Mountain in Bavaria, Germany

Besler is a mountain of Bavaria, Germany.

==Location and surroundings==
Besler mountain is located on the southern side of the Riedberg Pass, a pass road in the district of Oberallgäu, which connects Obermaiselstein with Balderschwang and further with Austrian Vorarlberg. The mountain lies between the mountain valleys of Lochbach in the south and Schönberger Ach in the north.

In addition to the main or eastern summit, the Besler has a central peak (1655 m (5430 ft.) above sea level) and a western summit, the Schafkopf (1602 m (5256 ft.) above sea level). In addition, an inconspicuous elevation between Besler and Beslerkopf is referred to as Beslergrat (1668 m (5472 ft.) above sea level NHN).

==Geology==
The rocky peak of the mountain stands out in a characteristic way ("like a wall") from the surrounding mountain meadows. It consists of the sedimentary rock of the Helvetic Chalk, which is less widespread on the surface of the Allgäu Alps. From this rock, for example, the Hohe Ifen, parts of the Grünten, the Diedamskopf in the Bregenzerwald and the Säntis in eastern Switzerland are built. On the South Side of Besler there is a karst landscape.

==Ascent==
Possible starting points for a mountain hike on the Besler are Obermaiselstein (859 m (2818 ft.) above sea level NHN), Tiefenbach (880 m (2887 ft.) above sea level NHN), Rohrmoos (1070 m (3510.49 ft.) above sea level) or Grasgehren (1450 m (4757 ft.) above sea level) on the Riedberg Pass road.

The tour from Obermaiselstein leads past the nearby Sturmannshöhle, to which a detour is possible. On the Königsweg, a hunting trail named after King Max II of Bavaria, one reaches the Schwarzenberg Jagdhaus. From there, the trail continues over the Upper Gundalpe via a short via ferrata (difficulty A/B) to the summit. This takes about three hours.

About the same time is needed from the Oberstdorf district of Tiefenbach. Here the trail leads over the Lochbach valley to the Besler. From Rohrmoos you have a higher starting point, but first you have to switch from the Starzlachtal to the adjacent Lochbachtal valley. The total time required for the ascent is about two and a half hours.

From the Riedberg Pass you first have to descend to the Schönbergalpe (1345 m (4413 ft.) above sea level) on the northern Beslerhang.

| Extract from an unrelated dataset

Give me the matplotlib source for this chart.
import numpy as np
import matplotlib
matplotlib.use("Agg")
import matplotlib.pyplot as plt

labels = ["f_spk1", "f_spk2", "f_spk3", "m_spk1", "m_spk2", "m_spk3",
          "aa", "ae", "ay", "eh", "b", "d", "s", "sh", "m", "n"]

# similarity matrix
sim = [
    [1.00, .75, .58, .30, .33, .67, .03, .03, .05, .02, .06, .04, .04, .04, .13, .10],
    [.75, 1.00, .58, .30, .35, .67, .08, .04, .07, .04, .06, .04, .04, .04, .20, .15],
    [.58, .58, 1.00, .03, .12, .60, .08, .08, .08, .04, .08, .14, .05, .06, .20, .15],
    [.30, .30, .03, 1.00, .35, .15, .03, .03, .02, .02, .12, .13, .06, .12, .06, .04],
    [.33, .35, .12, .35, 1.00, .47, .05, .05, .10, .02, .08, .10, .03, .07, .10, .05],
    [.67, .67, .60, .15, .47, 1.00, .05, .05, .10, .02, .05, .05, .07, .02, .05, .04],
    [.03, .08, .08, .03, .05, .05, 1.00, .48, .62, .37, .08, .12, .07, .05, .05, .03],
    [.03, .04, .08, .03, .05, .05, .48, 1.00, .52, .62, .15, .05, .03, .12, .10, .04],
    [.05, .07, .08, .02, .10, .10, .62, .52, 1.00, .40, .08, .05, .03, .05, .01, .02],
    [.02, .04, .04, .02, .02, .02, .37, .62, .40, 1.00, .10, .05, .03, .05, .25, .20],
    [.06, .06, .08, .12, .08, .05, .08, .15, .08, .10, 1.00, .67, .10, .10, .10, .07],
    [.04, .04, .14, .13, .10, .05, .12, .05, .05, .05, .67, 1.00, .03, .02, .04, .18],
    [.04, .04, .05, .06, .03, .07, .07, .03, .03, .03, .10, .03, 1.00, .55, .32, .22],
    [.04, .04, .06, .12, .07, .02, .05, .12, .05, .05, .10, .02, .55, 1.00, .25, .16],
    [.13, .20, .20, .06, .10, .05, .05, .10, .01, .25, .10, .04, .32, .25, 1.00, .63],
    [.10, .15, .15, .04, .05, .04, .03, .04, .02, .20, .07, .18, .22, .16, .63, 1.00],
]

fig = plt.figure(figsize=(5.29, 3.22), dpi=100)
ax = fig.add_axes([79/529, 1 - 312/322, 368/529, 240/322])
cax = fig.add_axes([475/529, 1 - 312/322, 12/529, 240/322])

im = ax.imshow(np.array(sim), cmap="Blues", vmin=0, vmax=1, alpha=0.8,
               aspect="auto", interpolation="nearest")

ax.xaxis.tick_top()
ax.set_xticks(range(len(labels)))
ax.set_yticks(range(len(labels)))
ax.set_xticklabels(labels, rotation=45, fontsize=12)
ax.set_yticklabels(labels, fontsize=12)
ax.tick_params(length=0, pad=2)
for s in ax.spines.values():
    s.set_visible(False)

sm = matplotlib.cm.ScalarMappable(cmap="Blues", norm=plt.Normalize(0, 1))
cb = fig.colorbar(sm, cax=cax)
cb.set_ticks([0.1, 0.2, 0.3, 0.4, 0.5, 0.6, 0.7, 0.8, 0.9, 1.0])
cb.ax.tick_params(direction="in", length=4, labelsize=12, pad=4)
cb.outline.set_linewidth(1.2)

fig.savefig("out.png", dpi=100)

The total time required for the summit is about one and a half hours.

The Besler can be climbed well from mid to late May in terms of ice and snow conditions, whereby the south-facing variant is favored from the Lochbach valley. In early summer, a variety of mountain flower species blooms on the mountain, such as white silver root, gentiana and aurikel.